My family’s roots go back to Jessore, in what was once undivided Bengal, and I’ve always carried this quiet fascination for history, culture, and where I come from. Yesterday was Mahalaya, and I went to CR Park to attend a community event. It’s this bustling corner of Delhi that everyone describes as “Mini Kolkata” and honestly, I’d gone there just to feel the festive energy in the air.

But what happened was so much more than I expected.

The Greater Kailash 2 Pujo Society had organized this incredible shobha jatra, and Ma Durga’s idol was being carried through the streets with music and chants and colors everywhere. The energy was electric. The beats of the dhaak drums, the sound of conch shells, the sheer devotion of all these people around me, it was unlike anything I’d experienced in years, even back in Bengal. For this one moment, standing there in the middle of Delhi, I felt like I was home again.

That feeling got me thinking about CR Park itself and how it came to be. This neighborhood, now so upscale and vibrant, wasn’t always like this. Back in the early 1960s, it started as the East Pakistan Displaced Persons Colony. Can you imagine? It was created to give land and shelter to Bengali Hindu families who had to leave everything behind in East Bengal after Partition. So many of them had been torn away from their ancestral homes in what became East Pakistan, and later Bangladesh. The government gave them this patch of land in Delhi that was rocky and harsh, but somehow these families turned it into something beautiful and thriving.

They renamed it Chittaranjan Park in the 1980s, honoring Chittaranjan Das, the nationalist leader. But walk through it today and you’ll see that the heart of this place still beats with pure Bengali culture. The Durga Pujas, mishti shops with sweets that taste exactly like home, those endless adda sessions where people just sit and talk for hours, the bhog that brings everyone together, the music that spills out onto the streets. It really does feel like someone picked up a piece of Kolkata and carefully placed it here for all the Bengalis living far from home.

What completely amazed me, though, was realizing that many of the people who originally came to live here had roots in the exact same land where my ancestors lived. I got goosebumps thinking about it. There could be people in CR Park right now whose grandparents or great-grandparents might have actually known my family back then, might have lived just streets away from where my ancestors walked every day. This invisible thread of history suddenly made me feel like I belonged somewhere I’d never even considered before.

Ma Durga idol being brought to the mandap during the shobha jatra in CR Park

I started digging into Jessore’s story after that, and learned it’s called Jashore now in Bangladesh. The history is so layered and complex. It was once ruled by the famous Pratapaditya before the Mughals expanded their empire. Jessore was this significant cultural and political center that carries traces of ancient capitals, shifting borders, all these battles for power that shaped the region over centuries.

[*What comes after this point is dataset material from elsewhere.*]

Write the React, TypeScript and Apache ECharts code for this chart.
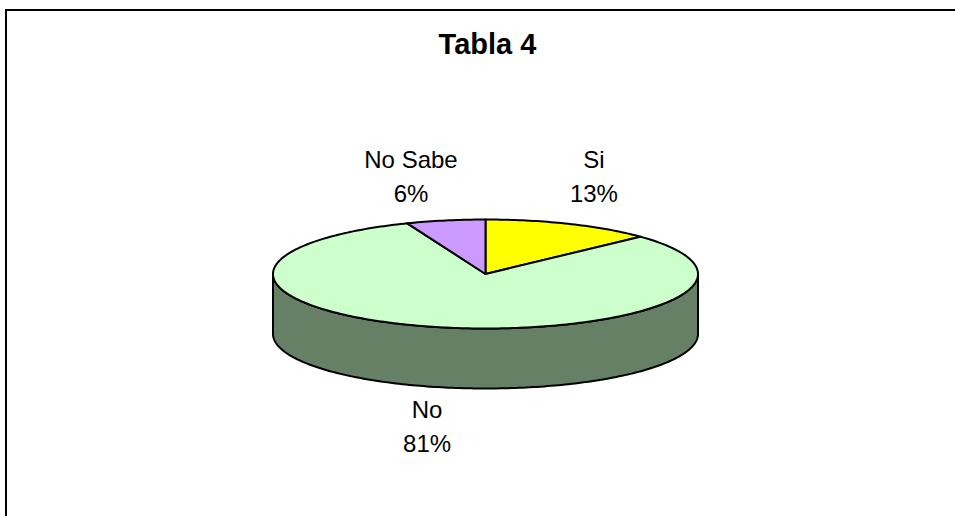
import { useEffect, useRef } from 'react';
import * as echarts from 'echarts';

// ---- data ----
const categories: string[] = ['Si', 'No', 'No Sabe'];
const values: number[] = [13, 81, 6];
const titleText = 'Tabla 4';

// ---- styles ----
const topColors = ['#FFFF00', '#CCFFCC', '#CC99FF'];
const sideColors = ['#808000', '#668066', '#66507F'];
const FONT = '"Liberation Sans", Arial, Helvetica, sans-serif';
const LABEL_SIZE = 24;
const LINE_H = 34;

// ---- geometry of the 3D pie ----
const CX = 485.5;
const CY = 274;
const RX = 212.5;
const RY = 54.5;
const DEPTH = 60;

function pt(deg: number, dy = 0): number[] {
  const r = (deg * Math.PI) / 180;
  return [CX + RX * Math.sin(r), CY - RY * Math.cos(r) + dy];
}

function arc(a1: number, a2: number, dy: number): number[][] {
  const n = Math.max(2, Math.ceil(Math.abs(a2 - a1)));
  const pts: number[][] = [];
  for (let k = 0; k <= n; k++) pts.push(pt(a1 + ((a2 - a1) * k) / n, dy));
  return pts;
}

let measureCtx: CanvasRenderingContext2D | null = null;
function textWidth(t: string, font: string): number {
  if (!measureCtx) measureCtx = document.createElement('canvas').getContext('2d');
  if (!measureCtx) return t.length * LABEL_SIZE * 0.55;
  measureCtx.font = font;
  return measureCtx.measureText(t).width;
}

export default function App() {
  const ref = useRef<HTMLDivElement>(null);

  useEffect(() => {
    if (!ref.current) return;
    const chart = echarts.init(ref.current, undefined, { renderer: 'svg' });
    const total = values.reduce((a, b) => a + b, 0);

    const renderItem = (params: any, api: any) => {
      const i = params.dataIndex;
      const v = api.value(0) as number;
      let start = 0;
      for (let j = 0; j < i; j++) start += values[j];
      const a1 = (start / total) * 360;
      const a2 = ((start + v) / total) * 360;
      const children: any[] = [];

      // visible front side wall
      const s = Math.max(a1, 90);
      const e = Math.min(a2, 270);
      if (e > s) {
        children.push({
          type: 'polygon',
          z2: 1,
          shape: { points: [...arc(s, e, 0), ...arc(e, s, DEPTH)] },
          style: { fill: sideColors[i], stroke: '#000', lineWidth: 2, lineJoin: 'round' },
        });
      }
      // top face
      children.push({
        type: 'polygon',
        z2: 2,
        shape: { points: [[CX, CY], ...arc(a1, a2, 0)] },
        style: { fill: topColors[i], stroke: '#000', lineWidth: 2, lineJoin: 'round' },
      });

      // label
      const mid = (a1 + a2) / 2;
      const r = (mid * Math.PI) / 180;
      const sn = Math.sin(r);
      const cs = Math.cos(r);
      const front = cs < 0;
      const P = pt(mid, front ? DEPTH : 0);
      const pct = Math.round((v / total) * 100) + '%';
      const name = categories[i];
      const f = `${LABEL_SIZE}px ${FONT}`;
      const w = Math.max(textWidth(name, f), textWidth(pct, f));
      const h = LINE_H * 2;
      const lx = P[0] + (sn >= 0 ? w / 2 : -w / 2 + 12);
      const ly = cs >= 0 ? CY - RY - 9 - h / 2 : P[1] + h / 2 + 5;
      children.push({
        type: 'text',
        z2: 3,
        x: lx,
        y: ly,
        style: {
          text: name + '\n' + pct,
          fontSize: LABEL_SIZE,
          fontFamily: FONT,
          fill: '#000',
          align: 'center',
          textAlign: 'center',
          verticalAlign: 'middle',
          textVerticalAlign: 'middle',
          lineHeight: LINE_H,
        },
      });
      return { type: 'group', children };
    };

    chart.setOption({
      animation: false,
      backgroundColor: '#fff',
      graphic: [
        {
          type: 'rect',
          shape: { x: 6, y: 10, width: 1000, height: 600 },
          style: { fill: 'none', stroke: '#000', lineWidth: 2 },
          silent: true,
        },
        {
          type: 'text',
          x: 487.5,
          y: 44,
          style: {
            text: titleText,
            fontSize: 29,
            fontWeight: 'bold',
            fontFamily: FONT,
            fill: '#000',
            align: 'center',
            textAlign: 'center',
            verticalAlign: 'middle',
            textVerticalAlign: 'middle',
          },
          silent: true,
        },
      ],
      series: [
        {
          type: 'custom',
          coordinateSystem: 'none',
          renderItem,
          silent: true,
          data: values.map((v, i) => ({ value: [v], name: categories[i] })),
        },
      ],
    });

    return () => chart.dispose();
  }, []);

  return (
    <div
      ref={ref}
      style={{ position: 'fixed', left: 0, top: 0, width: 955, height: 516, background: '#fff' }}
    />
  );
}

During Partition in 1947, and then again during the 1971 Liberation War, Jessore saw these massive waves of Hindu families leaving their homes, often under the most tragic circumstances you can imagine. Many went to West Bengal and settled in places like Bongaon, while others traveled even further, eventually finding their way to colonies like CR Park here in Delhi. There’s this interesting detail I found out: Jessore was actually the first district in Bangladesh to be liberated in 1971, which gives it this special place in the entire history of our subcontinent.

Standing there yesterday, watching that shobha jatra wind through the streets of CR Park, all of this history suddenly felt so personal and immediate. Seeing people celebrate together, carrying their traditions with such passion and care, it hit me that home isn’t really about geography at all. It’s something we carry inside us, something that somehow survives even when we’re displaced, something that puts down new roots wherever we decide to plant it again.

Watching those Durga Puja festivities in Delhi, in a neighborhood that was literally built by displaced families who refused to let go of who they were, I felt this profound connection. Not just with the community celebrating around me, but with this entire journey of people who had the strength to rebuild their lives and keep their culture alive so far from the land where they were born.

It was a homecoming, really, in a place I had never called home before, but one that somehow felt entirely, completely my own.